• [Work to complete] Return all of the data exactly as written, without the pictures.

(Figure scripts)
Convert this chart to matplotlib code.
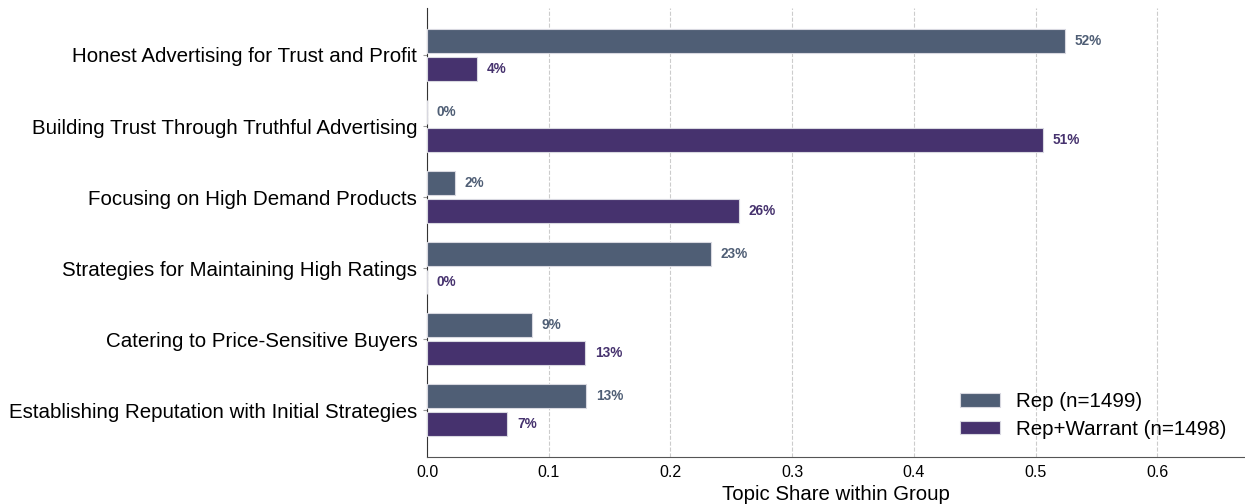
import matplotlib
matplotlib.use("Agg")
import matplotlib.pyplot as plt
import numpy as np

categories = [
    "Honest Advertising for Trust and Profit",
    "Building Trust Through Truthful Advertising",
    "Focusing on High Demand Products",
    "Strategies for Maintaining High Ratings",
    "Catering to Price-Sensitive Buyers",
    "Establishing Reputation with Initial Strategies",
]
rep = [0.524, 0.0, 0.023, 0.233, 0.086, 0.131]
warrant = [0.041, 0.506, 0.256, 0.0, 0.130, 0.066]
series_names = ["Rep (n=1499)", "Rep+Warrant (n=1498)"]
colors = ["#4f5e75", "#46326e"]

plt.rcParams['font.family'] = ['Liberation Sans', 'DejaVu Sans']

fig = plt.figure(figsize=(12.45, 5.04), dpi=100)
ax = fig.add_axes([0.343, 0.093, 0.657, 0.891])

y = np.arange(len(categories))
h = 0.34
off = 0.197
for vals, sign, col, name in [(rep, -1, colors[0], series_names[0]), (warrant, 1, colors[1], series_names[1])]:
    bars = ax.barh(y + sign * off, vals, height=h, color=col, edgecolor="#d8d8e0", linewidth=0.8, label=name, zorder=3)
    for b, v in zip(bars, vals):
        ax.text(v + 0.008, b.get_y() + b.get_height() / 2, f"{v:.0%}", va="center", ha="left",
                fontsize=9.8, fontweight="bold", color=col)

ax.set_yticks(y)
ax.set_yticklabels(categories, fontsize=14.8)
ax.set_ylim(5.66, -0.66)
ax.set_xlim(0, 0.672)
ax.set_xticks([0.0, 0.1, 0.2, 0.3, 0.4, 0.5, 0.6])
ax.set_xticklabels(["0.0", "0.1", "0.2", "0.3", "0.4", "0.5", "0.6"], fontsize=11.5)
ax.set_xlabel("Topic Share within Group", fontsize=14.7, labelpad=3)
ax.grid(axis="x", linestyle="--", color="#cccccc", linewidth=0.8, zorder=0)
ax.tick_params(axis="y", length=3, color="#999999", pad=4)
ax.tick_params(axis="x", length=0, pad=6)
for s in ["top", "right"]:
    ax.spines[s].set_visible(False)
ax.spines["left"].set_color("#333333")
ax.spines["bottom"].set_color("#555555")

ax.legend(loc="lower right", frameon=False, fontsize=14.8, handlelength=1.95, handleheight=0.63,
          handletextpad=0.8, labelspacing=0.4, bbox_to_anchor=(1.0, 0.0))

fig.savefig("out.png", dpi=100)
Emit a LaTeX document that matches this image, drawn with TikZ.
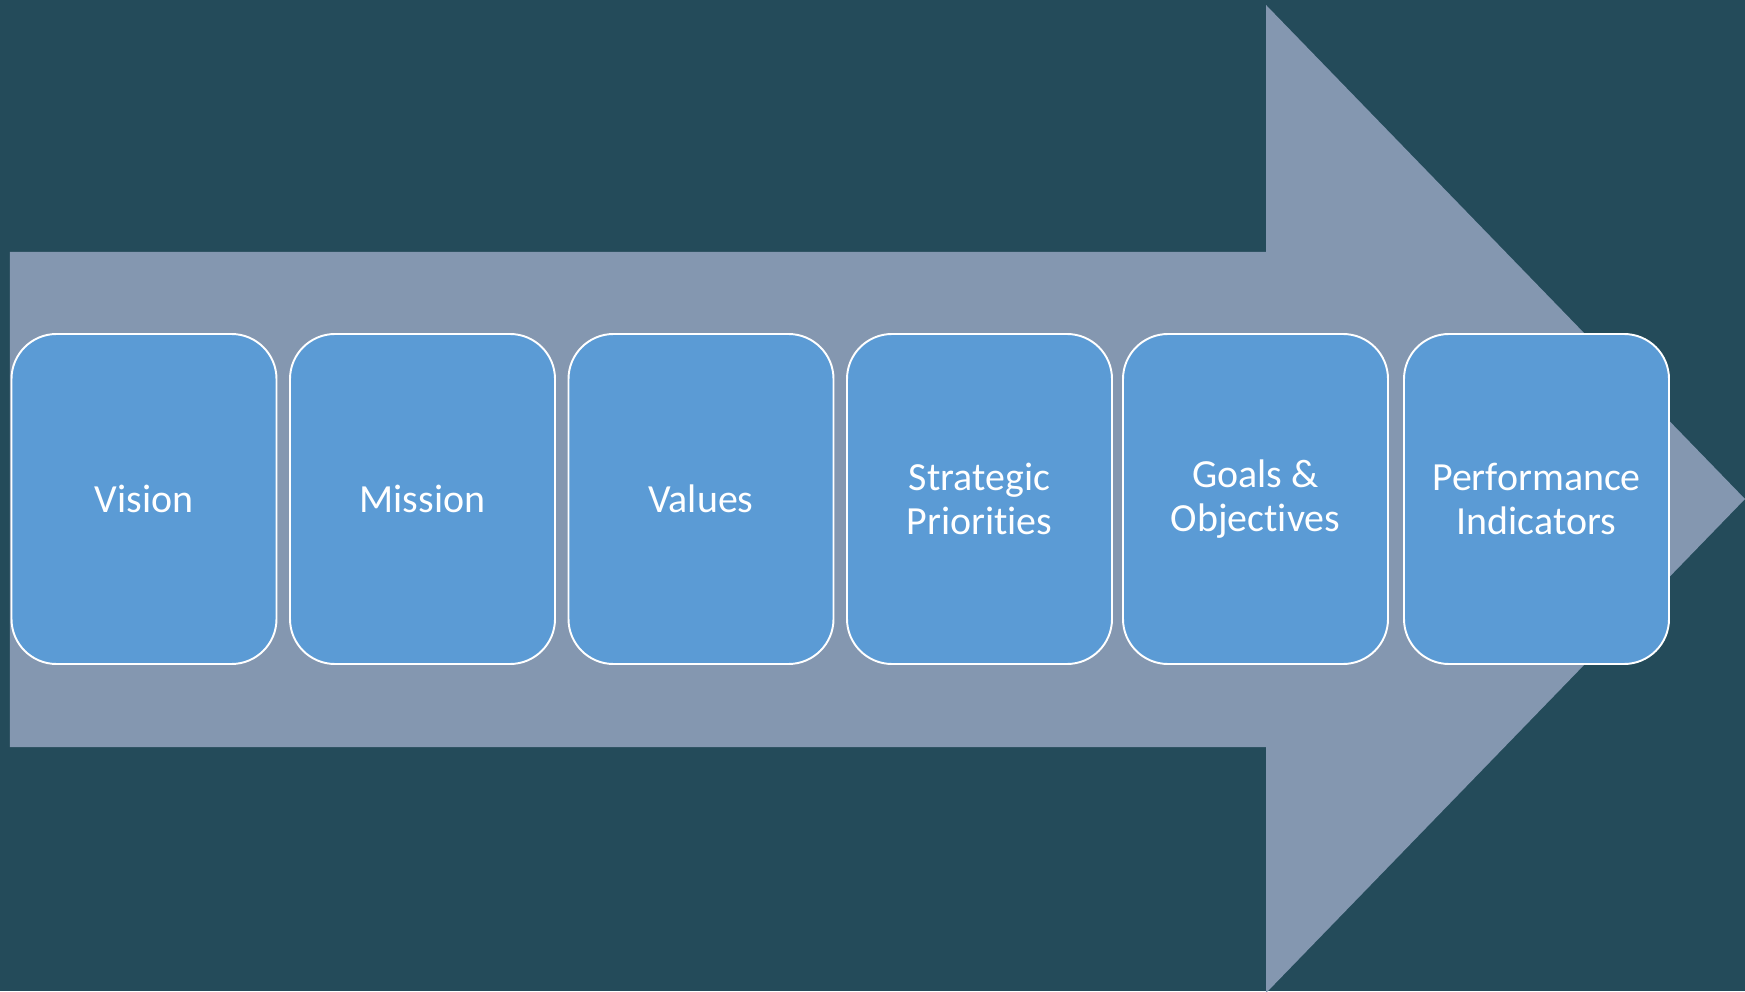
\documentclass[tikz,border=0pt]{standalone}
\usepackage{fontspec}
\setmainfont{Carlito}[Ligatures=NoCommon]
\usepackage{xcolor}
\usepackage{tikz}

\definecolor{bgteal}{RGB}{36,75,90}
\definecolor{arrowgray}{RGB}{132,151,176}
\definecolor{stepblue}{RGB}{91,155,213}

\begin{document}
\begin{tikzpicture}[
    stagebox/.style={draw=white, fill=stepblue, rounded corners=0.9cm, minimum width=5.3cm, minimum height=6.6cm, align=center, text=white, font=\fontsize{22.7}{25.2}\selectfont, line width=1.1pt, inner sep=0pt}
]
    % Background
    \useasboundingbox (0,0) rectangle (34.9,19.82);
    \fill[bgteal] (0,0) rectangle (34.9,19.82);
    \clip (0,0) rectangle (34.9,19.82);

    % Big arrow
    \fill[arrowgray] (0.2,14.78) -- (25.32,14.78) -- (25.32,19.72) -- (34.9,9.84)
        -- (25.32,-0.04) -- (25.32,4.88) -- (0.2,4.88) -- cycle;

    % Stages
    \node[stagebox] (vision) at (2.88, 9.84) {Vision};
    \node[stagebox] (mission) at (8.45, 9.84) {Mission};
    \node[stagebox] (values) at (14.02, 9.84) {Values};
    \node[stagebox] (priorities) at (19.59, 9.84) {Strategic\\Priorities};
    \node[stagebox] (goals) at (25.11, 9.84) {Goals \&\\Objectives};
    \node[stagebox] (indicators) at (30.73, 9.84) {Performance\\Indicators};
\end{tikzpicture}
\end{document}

• [Result for this task]
Convert this chart to matplotlib code.
import matplotlib
matplotlib.use("Agg")
import matplotlib.pyplot as plt
import numpy as np

categories = [
    "Honest Advertising for Trust and Profit",
    "Building Trust Through Truthful Advertising",
    "Focusing on High Demand Products",
    "Strategies for Maintaining High Ratings",
    "Catering to Price-Sensitive Buyers",
    "Establishing Reputation with Initial Strategies",
]
rep = [0.524, 0.0, 0.023, 0.233, 0.086, 0.131]
warrant = [0.041, 0.506, 0.256, 0.0, 0.130, 0.066]
series_names = ["Rep (n=1499)", "Rep+Warrant (n=1498)"]
colors = ["#4f5e75", "#46326e"]

plt.rcParams['font.family'] = ['Liberation Sans', 'DejaVu Sans']

fig = plt.figure(figsize=(12.45, 5.04), dpi=100)
ax = fig.add_axes([0.343, 0.093, 0.657, 0.891])

y = np.arange(len(categories))
h = 0.34
off = 0.197
for vals, sign, col, name in [(rep, -1, colors[0], series_names[0]), (warrant, 1, colors[1], series_names[1])]:
    bars = ax.barh(y + sign * off, vals, height=h, color=col, edgecolor="#d8d8e0", linewidth=0.8, label=name, zorder=3)
    for b, v in zip(bars, vals):
        ax.text(v + 0.008, b.get_y() + b.get_height() / 2, f"{v:.0%}", va="center", ha="left",
                fontsize=9.8, fontweight="bold", color=col)

ax.set_yticks(y)
ax.set_yticklabels(categories, fontsize=14.8)
ax.set_ylim(5.66, -0.66)
ax.set_xlim(0, 0.672)
ax.set_xticks([0.0, 0.1, 0.2, 0.3, 0.4, 0.5, 0.6])
ax.set_xticklabels(["0.0", "0.1", "0.2", "0.3", "0.4", "0.5", "0.6"], fontsize=11.5)
ax.set_xlabel("Topic Share within Group", fontsize=14.7, labelpad=3)
ax.grid(axis="x", linestyle="--", color="#cccccc", linewidth=0.8, zorder=0)
ax.tick_params(axis="y", length=3, color="#999999", pad=4)
ax.tick_params(axis="x", length=0, pad=6)
for s in ["top", "right"]:
    ax.spines[s].set_visible(False)
ax.spines["left"].set_color("#333333")
ax.spines["bottom"].set_color("#555555")

ax.legend(loc="lower right", frameon=False, fontsize=14.8, handlelength=1.95, handleheight=0.63,
          handletextpad=0.8, labelspacing=0.4, bbox_to_anchor=(1.0, 0.0))

fig.savefig("out.png", dpi=100)
Emit a LaTeX document that matches this image, drawn with TikZ.
\documentclass[tikz,border=0pt]{standalone}
\usepackage{fontspec}
\setmainfont{Carlito}[Ligatures=NoCommon]
\usepackage{xcolor}
\usepackage{tikz}

\definecolor{bgteal}{RGB}{36,75,90}
\definecolor{arrowgray}{RGB}{132,151,176}
\definecolor{stepblue}{RGB}{91,155,213}

\begin{document}
\begin{tikzpicture}[
    stagebox/.style={draw=white, fill=stepblue, rounded corners=0.9cm, minimum width=5.3cm, minimum height=6.6cm, align=center, text=white, font=\fontsize{22.7}{25.2}\selectfont, line width=1.1pt, inner sep=0pt}
]
    % Background
    \useasboundingbox (0,0) rectangle (34.9,19.82);
    \fill[bgteal] (0,0) rectangle (34.9,19.82);
    \clip (0,0) rectangle (34.9,19.82);

    % Big arrow
    \fill[arrowgray] (0.2,14.78) -- (25.32,14.78) -- (25.32,19.72) -- (34.9,9.84)
        -- (25.32,-0.04) -- (25.32,4.88) -- (0.2,4.88) -- cycle;

    % Stages
    \node[stagebox] (vision) at (2.88, 9.84) {Vision};
    \node[stagebox] (mission) at (8.45, 9.84) {Mission};
    \node[stagebox] (values) at (14.02, 9.84) {Values};
    \node[stagebox] (priorities) at (19.59, 9.84) {Strategic\\Priorities};
    \node[stagebox] (goals) at (25.11, 9.84) {Goals \&\\Objectives};
    \node[stagebox] (indicators) at (30.73, 9.84) {Performance\\Indicators};
\end{tikzpicture}
\end{document}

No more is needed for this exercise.